I built my first home for Kasul and I to share on the top of the hill overlooking the settlement. It was soon utterly destroyed by trolls — I’d built too close to the Black Forest. I rebuilt down with the others, with Cal’s help.

Kasul and I exploring the world

We killed deer and board to improve our rags; we killed trolls (when they didn’t kill us) to put the deerhide armor aside. We gathered and killed Eikthyr, the Deer God, and earned the right to mine metals and forge bronze weapons.

Killing the Elder

Kasul is an explorer. He spent many nights sailing the world until he discovered the spawn point for the Elder, the god of the forest (and the trader, as well). We read every scrap of lore on him, and when we took him on, he was worse than we had expected. By this time, we could solo Eikthyr, tanking him. We did Elder twice to make sure everyone had a chance at him.

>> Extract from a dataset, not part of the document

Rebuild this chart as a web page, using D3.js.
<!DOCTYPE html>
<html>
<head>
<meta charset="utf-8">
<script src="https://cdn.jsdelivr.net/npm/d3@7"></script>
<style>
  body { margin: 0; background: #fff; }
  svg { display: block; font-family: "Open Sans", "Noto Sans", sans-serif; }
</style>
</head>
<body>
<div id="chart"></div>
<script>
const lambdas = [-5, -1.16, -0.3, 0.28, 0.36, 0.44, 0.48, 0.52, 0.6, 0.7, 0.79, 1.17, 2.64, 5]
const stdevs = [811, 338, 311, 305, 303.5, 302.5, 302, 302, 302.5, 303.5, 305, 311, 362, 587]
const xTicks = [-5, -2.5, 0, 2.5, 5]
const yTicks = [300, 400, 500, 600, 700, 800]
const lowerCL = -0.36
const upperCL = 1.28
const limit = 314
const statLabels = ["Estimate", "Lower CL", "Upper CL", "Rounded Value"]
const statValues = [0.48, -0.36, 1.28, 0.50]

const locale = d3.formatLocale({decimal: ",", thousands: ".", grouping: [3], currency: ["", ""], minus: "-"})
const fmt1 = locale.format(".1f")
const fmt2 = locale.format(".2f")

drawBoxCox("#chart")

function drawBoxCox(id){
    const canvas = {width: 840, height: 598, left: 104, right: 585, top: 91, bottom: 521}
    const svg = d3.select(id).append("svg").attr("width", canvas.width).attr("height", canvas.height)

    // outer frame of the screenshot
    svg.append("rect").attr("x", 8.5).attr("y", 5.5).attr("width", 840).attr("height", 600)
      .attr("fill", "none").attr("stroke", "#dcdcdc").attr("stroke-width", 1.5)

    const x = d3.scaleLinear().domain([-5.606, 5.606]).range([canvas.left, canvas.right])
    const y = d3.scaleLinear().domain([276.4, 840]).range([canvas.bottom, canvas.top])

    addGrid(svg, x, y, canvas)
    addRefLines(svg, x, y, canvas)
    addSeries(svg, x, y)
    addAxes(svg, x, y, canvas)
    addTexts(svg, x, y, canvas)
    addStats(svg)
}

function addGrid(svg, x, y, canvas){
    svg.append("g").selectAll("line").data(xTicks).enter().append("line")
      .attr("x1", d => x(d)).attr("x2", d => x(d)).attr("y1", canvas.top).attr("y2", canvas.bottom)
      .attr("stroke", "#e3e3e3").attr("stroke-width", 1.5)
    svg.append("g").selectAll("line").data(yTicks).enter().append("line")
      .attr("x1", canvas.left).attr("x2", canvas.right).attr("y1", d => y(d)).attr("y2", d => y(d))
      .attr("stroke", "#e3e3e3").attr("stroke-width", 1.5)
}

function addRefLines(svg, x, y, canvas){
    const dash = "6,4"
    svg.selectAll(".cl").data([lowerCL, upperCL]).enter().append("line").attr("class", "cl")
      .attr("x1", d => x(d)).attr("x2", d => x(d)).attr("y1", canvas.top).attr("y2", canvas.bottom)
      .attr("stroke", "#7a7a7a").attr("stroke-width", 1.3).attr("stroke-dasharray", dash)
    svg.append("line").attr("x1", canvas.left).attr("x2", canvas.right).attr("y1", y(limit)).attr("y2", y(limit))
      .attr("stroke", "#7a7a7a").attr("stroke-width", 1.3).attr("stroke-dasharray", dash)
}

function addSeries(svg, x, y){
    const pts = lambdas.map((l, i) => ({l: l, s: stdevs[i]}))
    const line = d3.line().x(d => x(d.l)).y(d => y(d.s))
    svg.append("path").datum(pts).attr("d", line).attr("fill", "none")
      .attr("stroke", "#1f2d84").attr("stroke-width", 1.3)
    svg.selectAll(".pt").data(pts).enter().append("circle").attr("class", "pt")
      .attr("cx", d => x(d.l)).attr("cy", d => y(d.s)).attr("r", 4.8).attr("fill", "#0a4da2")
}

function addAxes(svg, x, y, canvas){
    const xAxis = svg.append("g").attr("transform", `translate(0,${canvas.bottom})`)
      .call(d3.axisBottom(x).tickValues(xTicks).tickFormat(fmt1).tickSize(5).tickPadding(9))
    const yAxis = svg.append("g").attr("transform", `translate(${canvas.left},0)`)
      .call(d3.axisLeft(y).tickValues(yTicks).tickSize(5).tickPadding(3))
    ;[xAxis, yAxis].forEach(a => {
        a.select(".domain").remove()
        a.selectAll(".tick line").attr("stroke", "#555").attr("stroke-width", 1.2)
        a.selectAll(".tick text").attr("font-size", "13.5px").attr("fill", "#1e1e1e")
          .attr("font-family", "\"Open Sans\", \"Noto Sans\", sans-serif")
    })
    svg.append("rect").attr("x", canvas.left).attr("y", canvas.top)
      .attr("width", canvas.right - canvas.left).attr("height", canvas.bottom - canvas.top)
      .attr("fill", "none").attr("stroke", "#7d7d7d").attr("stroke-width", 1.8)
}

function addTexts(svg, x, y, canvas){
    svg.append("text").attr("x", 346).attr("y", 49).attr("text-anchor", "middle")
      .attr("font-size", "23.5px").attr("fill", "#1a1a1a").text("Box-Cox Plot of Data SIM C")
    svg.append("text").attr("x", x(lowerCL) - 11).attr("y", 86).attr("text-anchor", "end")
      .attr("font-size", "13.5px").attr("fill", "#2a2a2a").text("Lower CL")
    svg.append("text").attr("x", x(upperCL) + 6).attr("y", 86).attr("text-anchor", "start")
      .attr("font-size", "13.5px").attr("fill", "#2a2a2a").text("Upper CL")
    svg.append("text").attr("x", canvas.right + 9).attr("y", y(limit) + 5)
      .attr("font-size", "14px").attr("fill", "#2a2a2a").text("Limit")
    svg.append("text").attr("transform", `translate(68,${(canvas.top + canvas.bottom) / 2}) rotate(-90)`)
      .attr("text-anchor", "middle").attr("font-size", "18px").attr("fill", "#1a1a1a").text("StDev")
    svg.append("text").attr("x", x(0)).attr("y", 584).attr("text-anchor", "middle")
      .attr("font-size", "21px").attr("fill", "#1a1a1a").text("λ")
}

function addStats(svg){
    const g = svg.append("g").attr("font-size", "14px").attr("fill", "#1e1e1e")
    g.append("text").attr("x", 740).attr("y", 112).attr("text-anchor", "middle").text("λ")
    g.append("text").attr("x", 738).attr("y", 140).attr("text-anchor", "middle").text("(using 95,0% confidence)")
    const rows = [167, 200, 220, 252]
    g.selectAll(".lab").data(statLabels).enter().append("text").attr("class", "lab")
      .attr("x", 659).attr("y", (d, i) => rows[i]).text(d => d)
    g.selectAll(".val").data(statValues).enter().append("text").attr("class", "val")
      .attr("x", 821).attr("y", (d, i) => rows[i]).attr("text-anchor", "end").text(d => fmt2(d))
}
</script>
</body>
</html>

Killing the Elder opened swamps, and iron, to us.

Staring Bonemass down

It took us weeks to prepare for Bonemass, the third boss, the god of the swamps. We spent a lot of time in crypts, mining iron. Kasul and Calrain built a forward base from a ruined Draugr village (all this time Calrain was also improving our main base — he’s the builder of the team).

Bonemass Base — “Draugrville”

We’d already been peeking into the mountains by the time we got to Bonemass. We hadn’t been able to make the ice hammer Frostner the first time we killed Bonemass, but we had them the other two times. The swamp became, almost, a friendly place.

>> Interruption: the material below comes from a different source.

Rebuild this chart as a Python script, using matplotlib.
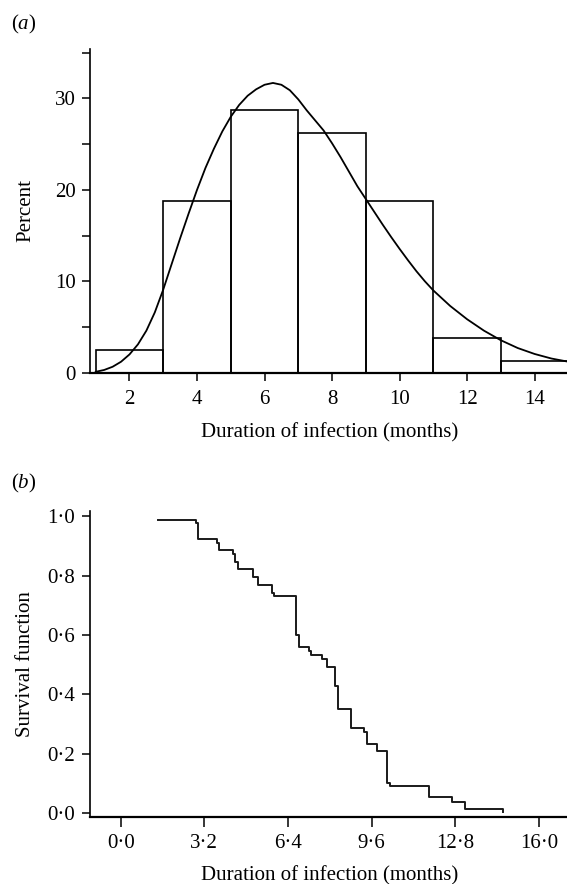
import matplotlib
matplotlib.use("Agg")
import matplotlib.pyplot as plt

plt.rcParams["font.family"] = ["Liberation Serif", "DejaVu Serif"]
plt.rcParams["mathtext.fontset"] = "custom"
plt.rcParams["mathtext.rm"] = "Liberation Serif"
plt.rcParams["mathtext.it"] = "Liberation Serif:italic"

# (a) histogram of durations, percent per 2-month bin
bin_left = [1, 3, 5, 7, 9, 11, 13]
bin_pct = [2.5, 18.75, 28.75, 26.25, 18.75, 3.75, 1.25]

# fitted density curve
curve_x = [1.0, 1.25, 1.5, 1.75, 2.0, 2.25, 2.5, 2.75, 3.0, 3.25, 3.5, 3.75,
           4.0, 4.25, 4.5, 4.75, 5.0, 5.25, 5.5, 5.75, 6.0, 6.25, 6.5, 6.75,
           7.0, 7.25, 7.5, 7.75, 8.0, 8.25, 8.5, 8.75, 9.0, 9.25, 9.5, 9.75,
           10.0, 10.25, 10.5, 10.75, 11.0, 11.5, 12.0, 12.5, 13.0, 13.5, 14.0,
           14.5, 15.0]
curve_y = [0.1, 0.3, 0.65, 1.2, 2.0, 3.1, 4.6, 6.6, 9.1, 11.9, 14.7, 17.4,
           20.0, 22.4, 24.5, 26.4, 28.0, 29.3, 30.3, 31.0, 31.5, 31.7, 31.5, 30.9,
           29.9, 28.7, 27.6, 26.5, 25.1, 23.6, 22.0, 20.4, 19.0, 17.6, 16.2, 14.85,
           13.55, 12.3, 11.1, 10.0, 9.0, 7.3, 5.85, 4.6, 3.55, 2.7, 2.05,
           1.55, 1.2]

# (b) Kaplan-Meier survival steps
km_t = [1.42, 2.88, 2.97, 3.70, 3.77, 4.28, 4.37, 4.48, 5.07, 5.26, 5.78, 5.88,
        6.72, 6.81, 7.20, 7.29, 7.70, 7.90, 8.22, 8.31, 8.80, 9.32, 9.41, 9.80,
        10.19, 10.29, 11.80, 12.68, 13.19, 14.62]
km_s = [0.987, 0.975, 0.923, 0.911, 0.886, 0.872, 0.846, 0.822, 0.796, 0.768,
        0.742, 0.730, 0.600, 0.558, 0.547, 0.534, 0.519, 0.494, 0.430, 0.351,
        0.286, 0.274, 0.233, 0.210, 0.104, 0.092, 0.054, 0.040, 0.014, 0.005]

a_xticks = [2, 4, 6, 8, 10, 12, 14]
a_yticks = [0, 10, 20, 30]
a_yminor = [5, 15, 25, 35]
b_xticks = [0.0, 3.2, 6.4, 9.6, 12.8, 16.0]
b_yticks = [0.0, 0.2, 0.4, 0.6, 0.8, 1.0]

W, H = 567, 884
fig = plt.figure(figsize=(W / 100, H / 100), dpi=100)

fs = 15

# panel a
ax1 = fig.add_axes([90 / W, 1 - 372.7 / H, 477 / W, (372.7 - 49.3) / H])
ax1.bar(bin_left, bin_pct, width=2, align="edge", fill=False,
        edgecolor="black", linewidth=1.2)
ax1.plot(curve_x, curve_y, color="black", linewidth=1.3)
ax1.set_xlim(0.83, 14.96)
ax1.set_ylim(0, 35.38)
ax1.set_xticks(a_xticks)
ax1.set_yticks(a_yticks)
ax1.set_yticks(a_yminor, minor=True)
ax1.tick_params(axis="x", length=5.5, width=1.1, pad=7, labelsize=fs)
ax1.tick_params(axis="y", which="both", length=6, width=1.1, pad=4, labelsize=fs)
ax1.set_ylabel("Percent", fontsize=fs)
ax1.yaxis.set_label_coords(-0.115, 0.5)

# panel b
ax2 = fig.add_axes([90 / W, 1 - 817 / H, 477 / W, (817 - 510.7) / H])
ax2.step(km_t, km_s, where="post", color="#1a1a1a", linewidth=1.4)
ax2.set_xlim(-1.175, 17.08)
ax2.set_ylim(-0.012, 1.018)
ax2.set_xticks(b_xticks)
ax2.set_xticklabels([f"{v:.1f}".replace(".", "\u00b7") for v in b_xticks])
ax2.set_yticks(b_yticks)
ax2.set_yticklabels([f"{v:.1f}".replace(".", "\u00b7") for v in b_yticks])
ax2.tick_params(axis="x", length=7, width=1.1, pad=5, labelsize=fs)
ax2.tick_params(axis="y", length=6, width=1.1, pad=5, labelsize=fs)
ax2.set_ylabel("Survival function", fontsize=fs)
ax2.yaxis.set_label_coords(-0.115, 0.5)

for ax in (ax1, ax2):
    ax.spines["top"].set_visible(False)
    ax.spines["right"].set_visible(False)
    ax.spines["left"].set_linewidth(1.2)
    ax.spines["bottom"].set_linewidth(1.6)

fig.text(330 / W, 1 - 433 / H, "Duration of infection (months)",
         ha="center", va="center", fontsize=fs)
fig.text(330 / W, 1 - 876 / H, "Duration of infection (months)",
         ha="center", va="center", fontsize=fs)

fig.text(11 / W, 1 - 24 / H, "($a$)", ha="left", va="center", fontsize=fs)
fig.text(11 / W, 1 - 483 / H, "($b$)", ha="left", va="center", fontsize=fs)

fig.savefig("out.png", dpi=100)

Well, not really, it never did. I really hated it. No matter how bright the day, it gets dark and close and gloomy inside the swamp. Stuff poisons, too. Killing Bonemass let us find silver veins in the mountains.

Moder is not happy with me

With the silver we mined, we could take our gear up another level. And again, it took weeks before we felt we were ready for Moder, the dragon god of the mountain drakes.

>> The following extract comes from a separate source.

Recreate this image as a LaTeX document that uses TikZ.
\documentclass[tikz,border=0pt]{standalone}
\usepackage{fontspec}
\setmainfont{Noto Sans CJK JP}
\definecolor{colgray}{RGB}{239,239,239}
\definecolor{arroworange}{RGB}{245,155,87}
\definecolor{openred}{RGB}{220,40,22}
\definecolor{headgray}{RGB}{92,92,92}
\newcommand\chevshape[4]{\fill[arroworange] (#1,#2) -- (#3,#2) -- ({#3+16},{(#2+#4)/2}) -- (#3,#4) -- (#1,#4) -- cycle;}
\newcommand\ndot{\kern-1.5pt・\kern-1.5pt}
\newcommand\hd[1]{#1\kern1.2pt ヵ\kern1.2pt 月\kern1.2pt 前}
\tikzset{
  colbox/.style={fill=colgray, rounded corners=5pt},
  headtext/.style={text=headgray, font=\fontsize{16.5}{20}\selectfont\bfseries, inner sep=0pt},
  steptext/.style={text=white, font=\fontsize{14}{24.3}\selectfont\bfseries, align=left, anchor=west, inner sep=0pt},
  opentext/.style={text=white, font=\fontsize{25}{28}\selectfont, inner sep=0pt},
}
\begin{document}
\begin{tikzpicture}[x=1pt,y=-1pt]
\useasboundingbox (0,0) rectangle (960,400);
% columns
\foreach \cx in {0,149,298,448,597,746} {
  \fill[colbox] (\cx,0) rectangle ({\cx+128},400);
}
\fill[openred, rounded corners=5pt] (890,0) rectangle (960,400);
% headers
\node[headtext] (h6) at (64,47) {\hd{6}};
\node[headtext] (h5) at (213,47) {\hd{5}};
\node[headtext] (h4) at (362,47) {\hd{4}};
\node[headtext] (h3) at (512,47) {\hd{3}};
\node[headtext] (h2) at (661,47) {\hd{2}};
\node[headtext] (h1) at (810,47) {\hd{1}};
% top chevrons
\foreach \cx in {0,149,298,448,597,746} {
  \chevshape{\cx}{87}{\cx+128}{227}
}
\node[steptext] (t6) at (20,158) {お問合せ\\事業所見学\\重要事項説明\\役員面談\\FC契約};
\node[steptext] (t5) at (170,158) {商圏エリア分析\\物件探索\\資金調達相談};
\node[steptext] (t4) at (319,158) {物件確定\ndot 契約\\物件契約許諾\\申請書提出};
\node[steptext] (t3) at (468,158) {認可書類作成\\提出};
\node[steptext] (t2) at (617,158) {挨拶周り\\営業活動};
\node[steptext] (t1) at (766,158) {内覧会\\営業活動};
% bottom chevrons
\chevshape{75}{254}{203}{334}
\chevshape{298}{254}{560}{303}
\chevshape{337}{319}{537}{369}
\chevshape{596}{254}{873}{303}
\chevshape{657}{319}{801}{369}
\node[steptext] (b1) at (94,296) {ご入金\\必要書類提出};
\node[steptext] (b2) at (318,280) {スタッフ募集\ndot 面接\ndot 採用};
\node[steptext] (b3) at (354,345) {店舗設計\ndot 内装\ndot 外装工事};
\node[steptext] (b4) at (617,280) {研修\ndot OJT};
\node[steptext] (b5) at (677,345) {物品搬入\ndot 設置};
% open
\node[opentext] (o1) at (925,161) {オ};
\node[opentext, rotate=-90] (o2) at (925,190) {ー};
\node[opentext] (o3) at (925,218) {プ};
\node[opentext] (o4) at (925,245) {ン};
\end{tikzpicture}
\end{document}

I was so impatient to take her on that I created a local “seed” world and killed her, solo, for practice. Confident we had her, Kasul and Calrain and I killed her in our “real” world and gained access to the last tier of crafted items. We just last Sunday killed her with the full team.

Four heads on four hooks

Valheim makes me happy. I love logging on and seeing what people have been up to while I’ve been working, or whatever. I love the stories we can tell. Once, Kasul and I were sailing and a giant serpent came up and attacked us, destroyed our ship and killed us in the water. It took a long time to get our stuff back, and after that we had a healthy respect for the ocean.

First time I explored a burial crypt, I had trouble keeping my torch in the correct hand, and it didn’t seem to make much difference. I’d hear something to one side, and look, and just see flailing bones and poison mist strobing in the light. Run outside and there’s a troll and some greydwarfs.

When I could stand toe-to-toe with a troll and take it down — that felt good.

Coming back on a boat with Kasul filled with silver ore mined in a far-off mountain, and seeing Calrain at the forge and smelter, ready to turn the ore into bars and the bars into gear — felt really good. Cal found a video on a quick-to-build comfortable yurt and after that, that was how we built our forward bases. We bring yurt wood and portal ingredients. Yurt goes up, portal gets connected, and we start bringing stuff through.

I don’t remember the last game we played that let us tell our own story. DCUO certainly doesn’t.

We’ve spent the last several nights clearing goblin camps in the plains near Draugrville and around Yagluth’s spawn. Getting to that was an adventure in itself. We found two, actually. One was on an island that had a school of leviathans swimming near it. But we chose the one with a huge mountain on it because we heard about this Viking that tamed fifty wolves and killed Yagluth in seconds and that sounds like a kind of fun thing to do 🙂

4 thoughts on “Valheim: Friends in the Afterlife”

  1. Just wondering, when you began playing and in the first week or two, did you find yourself getting flashbacks to your early days in EverQuest? Valheim may use some mechanics borrowed from the survival genre and it’s not an mmorpg but in twenty years I can’t think of another game I’ve played that feels more like the original EQ experience except for Vanguard, which is basically EQ 2.5.

    I think it feels less like that after a while, when you become more powerful, but then EQ felt less like itself when that happened, too.

    • I think you’re right. Modern MMOs string you along by the nose and explain everything — everything is carefully curated. EQ (and other MMOs of the day) just dropped you in the world and said to find your own fun. And we did. Valheim really does feel like a throwback to a better time.